The English reader will, perhaps, smile at seeing these two writers so coupled together: and, with the critic’s leave, we will put Mr. Locke out of the question. But if he be desirous to know what a reader of Mr. Addison would pronounce in the case, I can undertake to give him satisfaction.

Speaking of what Mr. Dryden calls, the Fairy way of writing, “Men of cold fancies and philosophical dispositions, says he, object to this kind of poetry, that it has not probability enough to affect the imagination. But—many are prepossest with such false opinions, as dispose them to believe these particular delusions: at least, we have all heard so many pleasing relations in favour of them, that we do not care for seeing through the falsehood, and willingly give ourselves up to so agreeable an imposture.” [Spect. No 419.]
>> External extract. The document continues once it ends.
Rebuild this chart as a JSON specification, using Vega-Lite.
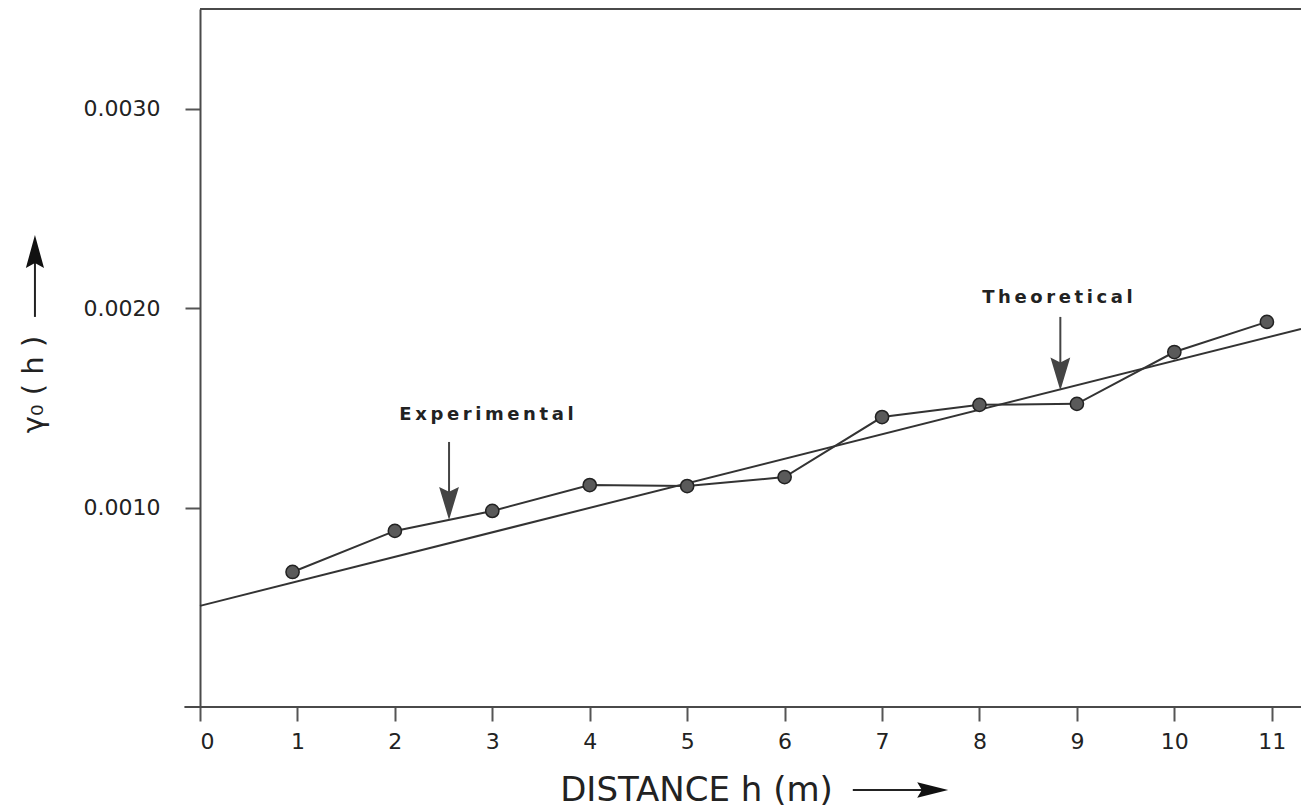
{
  "$schema": "https://vega.github.io/schema/vega-lite/v6.json",
  "width": 1101,
  "height": 698,
  "autosize": {"type": "none"},
  "padding": {"left": 200, "top": 9, "right": 0, "bottom": 105},
  "background": "white",
  "config": {
    "view": {"stroke": null},
    "font": "DejaVu Sans"
  },
  "datasets": {
    "experimental": [
      {"h": 0.95, "g": 0.000677},
      {"h": 2, "g": 0.000883},
      {"h": 3, "g": 0.000983},
      {"h": 4, "g": 0.001113},
      {"h": 5, "g": 0.001108},
      {"h": 6, "g": 0.001153},
      {"h": 7, "g": 0.001454},
      {"h": 8, "g": 0.001515},
      {"h": 9, "g": 0.00152},
      {"h": 10, "g": 0.00178},
      {"h": 10.95, "g": 0.001931}
    ],
    "theoretical": [
      {"h": 0, "g": 0.000507},
      {"h": 11.3, "g": 0.001896}
    ],
    "labels": [
      {"h": 2.94, "g": 0.001464, "text": "E\u2009x\u2009p\u2009e\u2009r\u2009i\u2009m\u2009e\u2009n\u2009t\u2009a\u2009l"},
      {"h": 8.8, "g": 0.002051, "text": "T\u2009h\u2009e\u2009o\u2009r\u2009e\u2009t\u2009i\u2009c\u2009a\u2009l"}
    ],
    "pointers": [
      {"h": 2.556, "g": 0.001329, "g2": 0.00105, "gh": 0.001021},
      {"h": 8.83, "g": 0.001956, "g2": 0.0017, "gh": 0.00167}
    ],
    "xarrow": [{"h": 6.7, "h2": 7.45, "g": -0.000416, "hh": 7.52}],
    "yarrow": [{"h": -1.694, "g": 0.001956, "g2": 0.00224, "gh": 0.002284}],
    "frame": [
      {"h": -0.16, "h2": 11.3, "g": 0},
      {"h": 0, "h2": 11.3, "g": 0.0035}
    ]
  },
  "layer": [
    {
      "data": {"name": "theoretical"},
      "mark": {"type": "line", "color": "#333333", "strokeWidth": 2},
      "encoding": {
        "x": {
          "field": "h", "type": "quantitative",
          "scale": {"domain": [0, 11.3], "nice": false, "zero": false},
          "axis": {
            "title": "DISTANCE h (m)",
            "values": [0, 1, 2, 3, 4, 5, 6, 7, 8, 9, 10, 11],
            "format": "d",
            "domain": false,
            "grid": false,
            "ticks": true,
            "tickSize": 14,
            "tickWidth": 2,
            "tickColor": "#555555",
            "labelPadding": 10,
            "labelFontSize": 22,
            "labelColor": "#222222",
            "titleFontSize": 34,
            "titleFontWeight": "normal",
            "titleColor": "#222222",
            "titleX": 496,
            "titleY": 83,
            "titleAlign": "center",
            "titleBaseline": "middle"
          }
        },
        "y": {
          "field": "g", "type": "quantitative",
          "scale": {"domain": [0, 0.0035], "nice": false},
          "axis": {
            "title": "γ₀ ( h )",
            "values": [0.001, 0.002, 0.003],
            "format": ".4f",
            "domain": true,
            "domainColor": "#4a4a4a",
            "domainWidth": 2,
            "grid": false,
            "tickSize": 15,
            "tickWidth": 2,
            "tickColor": "#555555",
            "labelPadding": 25,
            "labelFontSize": 22,
            "labelColor": "#222222",
            "titleFontSize": 29,
            "titleFontWeight": "normal",
            "titleColor": "#222222",
            "titleAngle": 270,
            "titleX": -167,
            "titleY": 375,
            "titleAlign": "center",
            "titleBaseline": "middle"
          }
        }
      }
    },
    {
      "data": {"name": "frame"},
      "mark": {"type": "rule", "color": "#4a4a4a", "strokeWidth": 2},
      "encoding": {
        "x": {"field": "h", "type": "quantitative"},
        "x2": {"field": "h2"},
        "y": {"field": "g", "type": "quantitative"}
      }
    },
    {
      "data": {"name": "experimental"},
      "mark": {"type": "line", "color": "#333333", "strokeWidth": 2},
      "encoding": {
        "x": {"field": "h", "type": "quantitative"},
        "y": {"field": "g", "type": "quantitative"}
      }
    },
    {
      "data": {"name": "experimental"},
      "mark": {"type": "point", "shape": "circle", "filled": true, "size": 175, "fill": "#5a5a5a", "stroke": "#222222", "strokeWidth": 1.5, "opacity": 1},
      "encoding": {
        "x": {"field": "h", "type": "quantitative"},
        "y": {"field": "g", "type": "quantitative"}
      }
    },
    {
      "data": {"name": "pointers"},
      "mark": {"type": "rule", "color": "#444444", "strokeWidth": 2},
      "encoding": {
        "x": {"field": "h", "type": "quantitative"},
        "y": {"field": "g", "type": "quantitative"},
        "y2": {"field": "g2"}
      }
    },
    {
      "data": {"name": "pointers"},
      "mark": {"type": "point", "shape": "M 0 1 L -0.6 -1 L 0 -0.7 L 0.6 -1 Z", "filled": true, "size": 1089, "color": "#444444", "opacity": 1},
      "encoding": {
        "x": {"field": "h", "type": "quantitative"},
        "y": {"field": "gh", "type": "quantitative"}
      }
    },
    {
      "data": {"name": "labels"},
      "mark": {"type": "text", "fontSize": 18, "fontWeight": "bold", "color": "#222222", "align": "center", "baseline": "middle"},
      "encoding": {
        "x": {"field": "h", "type": "quantitative"},
        "y": {"field": "g", "type": "quantitative"},
        "text": {"field": "text"}
      }
    },
    {
      "data": {"name": "xarrow"},
      "mark": {"type": "rule", "color": "#222222", "strokeWidth": 2},
      "encoding": {
        "x": {"field": "h", "type": "quantitative"},
        "x2": {"field": "h2"},
        "y": {"field": "g", "type": "quantitative"}
      }
    },
    {
      "data": {"name": "xarrow"},
      "mark": {"type": "point", "shape": "M 1 0 L -1 -0.5 L -0.7 0 L -1 0.5 Z", "filled": true, "size": 961, "color": "#111111", "opacity": 1},
      "encoding": {
        "x": {"field": "hh", "type": "quantitative"},
        "y": {"field": "g", "type": "quantitative"}
      }
    },
    {
      "data": {"name": "yarrow"},
      "mark": {"type": "rule", "color": "#222222", "strokeWidth": 2},
      "encoding": {
        "x": {"field": "h", "type": "quantitative"},
        "y": {"field": "g", "type": "quantitative"},
        "y2": {"field": "g2"}
      }
    },
    {
      "data": {"name": "yarrow"},
      "mark": {"type": "point", "shape": "M 0 -1 L -0.55 1 L 0 0.7 L 0.55 1 Z", "filled": true, "size": 1089, "color": "#111111", "opacity": 1},
      "encoding": {
        "x": {"field": "h", "type": "quantitative"},
        "y": {"field": "gh", "type": "quantitative"}
      }
    }
  ]
}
Apply, now, this sage judgment of Mr. Addison to Tasso’s Enchantments; and you see that a falsehood convict is not to be pleaded against a supposed belief, or even the slightest hear-say.

So little account does this wicked poetry make of philosophical or historical truth: all she allows us to look for, is poetical truth; a very slender thing indeed, and which the poet’s eye, when rolling in a fine frenzy, can but just lay hold of. To speak in the philosophic language of Mr. Hobbes, it is something much beyond the actual bounds, and only within the conceived possibility of nature.

But the source of bad criticism, as universally of bad philosophy, is the abuse of terms. A poet, they say, must follow nature; and by nature we are to suppose can only be meant the known and experienced course of affairs in this world. Whereas the poet has a world of his own, where experience has less to do, than consistent imagination.

He has, besides, a supernatural world to range in. He has Gods, and Fairies, and Witches, at his command: and,

— — — —O! who can tell
The hidden pow’r of herbes, and might of magic spell?
Spenser, B. V. C. ii.

Thus, in the poet’s world, all is marvellous and extraordinary; yet not unnatural in one sense, as it agrees to the conceptions that are readily entertained of these magical and wonder-working natures.

This trite maxim of following Nature is further mistaken, in applying it indiscriminately to all sorts of poetry.